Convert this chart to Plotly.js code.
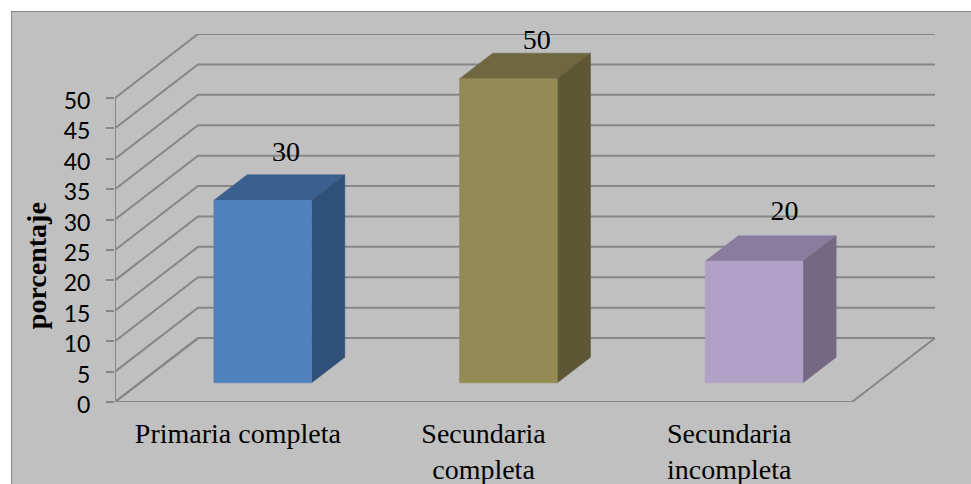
<!DOCTYPE html>
<html><head><meta charset="utf-8">
<script src="https://cdn.plot.ly/plotly-3.0.1.min.js"></script>
<style>
html,body{margin:0;padding:0;background:#fff;overflow:hidden}
#frame{position:absolute;left:11px;top:11px;width:970px;height:480px;background:#c0c0c0;border:1.5px solid #868686;box-sizing:border-box}
#chart{position:absolute;left:0;top:0;width:971px;height:484px}
</style></head><body><div id="frame"></div><div id="chart"></div>
<script>
const categories = ["Primaria completa", "Secundaria<br>completa", "Secundaria<br>incompleta"];
const values = [30, 50, 20];
const yTicks = [0,5,10,15,20,25,30,35,40,45,50];
const frontColors = ["#4f81bd", "#948a54", "#b2a1c7"];
const topColors = ["#3a6090", "#6e6740", "#8a7c9e"];
const sideColors = ["#2f5078", "#5d5735", "#746883"];

// oblique projection in data units
const shearX = 83 / 245.67, shearY = 64 / 6.09;
const halfBar = 0.199, dFront = 0.3, dBack = 0.7;
const px = (x, d) => x + d * shearX;
const py = (y, d) => y + d * shearY;
const xL = -0.5, xR = 2.5;
const lineC = "#868686";
const traces = [];

function line(xs, ys, w) {
  traces.push({type:"scatter", mode:"lines", x:xs, y:ys, hoverinfo:"skip", showlegend:false,
    line:{color:lineC, width:w}, cliponaxis:false});
}
yTicks.forEach(v => {
  line([xL, px(xL,1), px(xR,1)], [v, py(v,1), py(v,1)], 2);
});
line([px(xL,1), xL, xR, px(xR,1)], [py(0,1), 0, 0, py(0,1)], 2);
line([xL, xL], [0, yTicks[yTicks.length-1]], 2);

function poly(xs, ys, c) {
  traces.push({type:"scatter", mode:"lines", x:xs, y:ys, fill:"toself", fillcolor:c, hoverinfo:"skip",
    showlegend:false, line:{color:c, width:0.5}});
}
values.forEach((v, i) => {
  const a = i - halfBar, b = i + halfBar;
  poly([px(a,dFront),px(b,dFront),px(b,dBack),px(a,dBack),px(a,dFront)],
       [py(v,dFront),py(v,dFront),py(v,dBack),py(v,dBack),py(v,dFront)], topColors[i]);
  poly([px(b,dFront),px(b,dBack),px(b,dBack),px(b,dFront),px(b,dFront)],
       [py(0,dFront),py(0,dBack),py(v,dBack),py(v,dFront),py(0,dFront)], sideColors[i]);
  poly([px(a,dFront),px(b,dFront),px(b,dFront),px(a,dFront),px(a,dFront)],
       [py(0,dFront),py(0,dFront),py(v,dFront),py(v,dFront),py(0,dFront)], frontColors[i]);
});
// data labels, lifted above each bar
const labelLift = [7.7, 6.1, 8.0], labelShift = [0.095, 0.115, 0.124];
traces.push({type:"scatter", mode:"text", x:values.map((v,i)=>px(i,dFront)+labelShift[i]),
  y:values.map((v,i)=>py(v,dFront)+labelLift[i]), text:values.map(String), textposition:"middle center",
  textfont:{family:"Liberation Serif", size:28, color:"#000"}, hoverinfo:"skip", showlegend:false, cliponaxis:false});

Plotly.newPlot("chart", traces, {
  width:971, height:484, showlegend:false,
  margin:{l:115, r:36, t:33.5, b:82, pad:0},
  paper_bgcolor:"rgba(0,0,0,0)", plot_bgcolor:"rgba(0,0,0,0)",
  xaxis:{range:[-0.5, -0.5 + 820/245.67], tickmode:"array", tickvals:[0,1,2], ticktext:categories,
    showgrid:false, zeroline:false, showline:false, ticks:"", ticklabelstandoff:12,
    tickfont:{family:"Liberation Serif", size:28, color:"#000"}, fixedrange:true},
  yaxis:{range:[0, (402-33.5)/6.09], tickmode:"array", tickvals:yTicks, showgrid:false, zeroline:false,
    showline:false, ticks:"outside", ticklen:8, tickwidth:2, tickcolor:lineC, ticklabelstandoff:11, ticklabelshift:3,
    tickfont:{family:"Lato", size:23, color:"#000"}, fixedrange:true},
  annotations:[{xref:"paper", yref:"paper", x:(36-115)/820, y:(402-266)/368.5, xanchor:"center", yanchor:"middle",
    text:"<b>porcentaje</b>", textangle:-90, showarrow:false, font:{family:"Liberation Serif", size:28, color:"#000"}}]
}, {displayModeBar:false, staticPlot:true});
</script></body></html>
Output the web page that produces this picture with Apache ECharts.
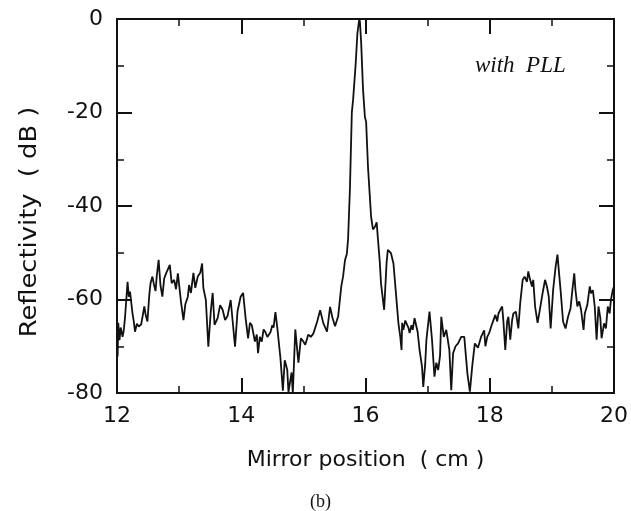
<!DOCTYPE html>
<html>
<head>
<meta charset="utf-8">
<script src="https://cdn.jsdelivr.net/npm/echarts@6/dist/echarts.min.js"></script>
<style>
html,body{margin:0;padding:0;background:#fff;}
#chart{width:631px;height:511px;}
</style>
</head>
<body>
<div id="chart"></div>
<script>
// Mirror position (cm)
var positions = [
12.00,12.01,12.02,12.04,12.06,12.09,12.11,12.13,12.15,12.17,12.19,12.21,12.23,12.25,12.27,12.29,12.32,12.35,12.39,12.42,
12.44,12.46,12.49,12.52,12.54,12.57,12.59,12.62,12.64,12.67,12.70,12.73,12.76,12.79,12.82,12.85,12.88,12.92,12.95,12.98,
13.03,13.07,13.10,13.14,13.16,13.19,13.23,13.26,13.30,13.34,13.37,13.39,13.43,13.47,13.51,13.54,13.57,13.62,13.66,13.70,
13.74,13.78,13.83,13.86,13.90,13.94,13.99,14.03,
14.07,14.11,14.14,14.17,14.22,14.25,14.27,14.30,14.33,14.36,14.39,14.42,14.47,14.50,14.52,14.55,14.58,14.63,14.67,14.70,
14.74,14.76,14.81,14.83,14.87,14.92,14.96,15.00,15.03,15.08,15.12,15.16,15.22,15.27,15.32,15.38,15.43,15.47,15.51,15.56,
15.61,15.64,15.67,15.70,15.72,
15.75,15.78,15.80,15.84,15.87,15.90,15.91,15.93,15.96,15.99,16.01,16.04,16.07,16.09,16.12,16.15,16.18,16.20,16.23,16.25,
16.30,16.34,16.36,16.41,16.45,16.49,16.53,16.56,16.58,16.59,16.61,16.64,16.66,16.69,16.71,16.74,16.76,16.79,16.82,16.84,
16.87,16.91,16.93,16.96,16.98,17.03,17.07,17.11,17.14,17.17,17.20,17.22,17.26,17.30,17.35,17.38,17.41,17.45,17.49,17.54,
17.59,17.64,17.68,17.72,17.76,17.81,17.86,17.91,17.93,17.96,17.99,18.03,18.06,18.09,18.12,18.14,18.17,18.20,18.22,18.25,
18.28,18.30,18.33,18.36,18.38,18.42,18.44,18.46,18.49,18.53,18.56,18.60,18.62,18.65,18.68,18.70,18.73,18.77,18.81,18.85,
18.89,18.92,18.95,18.98,19.02,19.06,19.09,19.11,19.14,19.18,19.22,19.26,19.30,19.33,19.36,19.38,19.41,19.44,19.47,19.51,
19.53,19.57,19.61,19.63,19.66,19.69,19.72,19.75,19.78,19.80,19.84,19.87,19.90,19.93,19.95,19.98,20.00
];
// Reflectivity (dB)
var reflectivity = [
-66.5,-72.2,-65,-68.7,-66,-68,-66.5,-63.7,-60,-56.2,-59.4,-58.3,-60.7,-63,-64.7,-66.9,-65.2,-65.8,-65.3,-63,
-61.5,-63.2,-64.7,-59,-56.5,-55.1,-56.5,-58.2,-55,-51.5,-57,-59.4,-55.5,-54.4,-54.8,-52.6,-56.5,-55.8,-57.8,-54.4,
-60.5,-64.4,-61,-59.4,-56.9,-58.6,-54.3,-57.5,-55.1,-54.3,-52.3,-57.5,-60.1,-70.1,-62.5,-58.6,-65.4,-64,-61.2,-62.2,
-64.4,-63.5,-60.1,-59.8,-70.1,-62.5,-59.4,-58.6,
-64,-68.3,-65,-65.5,-69,-67.5,-71.5,-68,-69,-66.4,-67,-68,-67,-65.5,-66,-62.7,-66,-72.4,-79.5,-73,
-75,-79.8,-75.6,-80,-66.4,-73.5,-68.3,-69,-69.7,-67.5,-68,-67.3,-64.8,-62.3,-65,-66.9,-61.6,-64,-65.7,-63.6,
-57.2,-55,-51.6,-50.2,-47,
-36,-20,-17.3,-10,-3,0,-0.6,-5,-15,-20.9,-22,-31.6,-38,-42.3,-45,-44.5,-43.5,-47,-52,-56.6,
-62.2,-52,-49.4,-50.1,-52.3,-58.7,-65.1,-68,-70.8,-65,-66.5,-64.5,-65.1,-66,-67.2,-65.5,-66.5,-64,-64.4,-67,
-70.8,-74.4,-78.7,-74,-68.7,-62.6,-68.5,-76.5,-73.5,-75.1,-72,-63.7,-68,-66.5,-70.8,-79.4,-71.5,-70,-69.4,-68,
-68,-75.8,-79.7,-74,-69.4,-70.3,-68,-66.6,-70,-68,-67.2,-65.5,-64.4,-63.3,-64.7,-63,-62.2,-61.5,-64.7,-70.8,
-64.7,-63.7,-68.6,-64.4,-63,-62.6,-64.4,-66.2,-60.8,-55.8,-55.1,-56.2,-54,-55.8,-57.2,-55.8,-61.5,-65,-61.9,-58.7,
-55.8,-57.2,-59.4,-66.2,-58,-53,-50.4,-53.5,-58,-64.7,-66.2,-63.7,-61.9,-58,-54.4,-58,-61.5,-60.4,-62.2,-66.5,
-63,-61.2,-57.2,-58.7,-58,-61.5,-68.6,-61.5,-64,-68.3,-65.1,-66.2,-61.5,-63,-60.1,-58,-57.2
];
var xTicks = [12, 14, 16, 18, 20];
var yTicks = [-80, -60, -40, -20, 0];

var chart = echarts.init(document.getElementById('chart'), null, {renderer: 'canvas'});
var seriesData = positions.map(function (p, i) { return [p, reflectivity[i]]; });

var labelFont = {color: '#111', fontFamily: 'DejaVu Sans', fontSize: 22};
var axisLineStyle = {color: '#111', width: 2};

function baseAxis(extra) {
  return Object.assign({
    type: 'value',
    axisLine: {show: true, onZero: false, lineStyle: axisLineStyle},
    axisTick: {show: true, inside: true, length: 15, lineStyle: {color: '#111', width: 2}},
    minorTick: {show: true, splitNumber: 2, length: 7, lineStyle: {color: '#111', width: 1.5}},
    splitLine: {show: false},
    minorSplitLine: {show: false}
  }, extra);
}

chart.setOption({
  animation: false,
  backgroundColor: '#fff',
  grid: {left: 117, top: 19, right: 13, bottom: 118, containLabel: false},
  xAxis: [
    baseAxis({
      position: 'bottom', min: xTicks[0], max: xTicks[xTicks.length - 1], interval: 2,
      axisLabel: Object.assign({margin: 12}, labelFont),
      name: 'Mirror position  ( cm )', nameLocation: 'middle', nameGap: 56,
      nameTextStyle: {color: '#111', fontFamily: 'DejaVu Sans', fontSize: 22}
    }),
    baseAxis({
      position: 'top', min: xTicks[0], max: xTicks[xTicks.length - 1], interval: 2,
      axisLabel: {show: false}
    })
  ],
  yAxis: [
    baseAxis({
      position: 'left', min: yTicks[0], max: yTicks[yTicks.length - 1], interval: 20,
      axisLabel: Object.assign({margin: 14}, labelFont)
    }),
    baseAxis({
      position: 'right', min: yTicks[0], max: yTicks[yTicks.length - 1], interval: 20,
      axisLabel: {show: false}
    })
  ],
  graphic: [
    {type: 'text', x: 30, y: 222, rotation: Math.PI / 2, scaleX: 1.12,
     style: {text: 'Reflectivity  ( dB )', font: '23px "DejaVu Sans"', fill: '#111',
             textAlign: 'center', textVerticalAlign: 'middle'}},
    {type: 'text', left: 475, top: 54,
     style: {text: 'with  PLL', font: 'italic 23px "Liberation Serif"', fill: '#111'}},
    {type: 'text', left: 310, top: 493,
     style: {text: '(b)', font: '18px "Liberation Serif"', fill: '#111'}}
  ],
  series: [{
    type: 'line', xAxisIndex: 0, yAxisIndex: 0,
    data: seriesData, showSymbol: false, symbol: 'none',
    lineStyle: {color: '#111', width: 1.8}
  }]
});
</script>
</body>
</html>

══════════════════════════════

→ Written exercise
Go through the records line by line and count those containing the string "with". Give only the total.

→ Correct output
2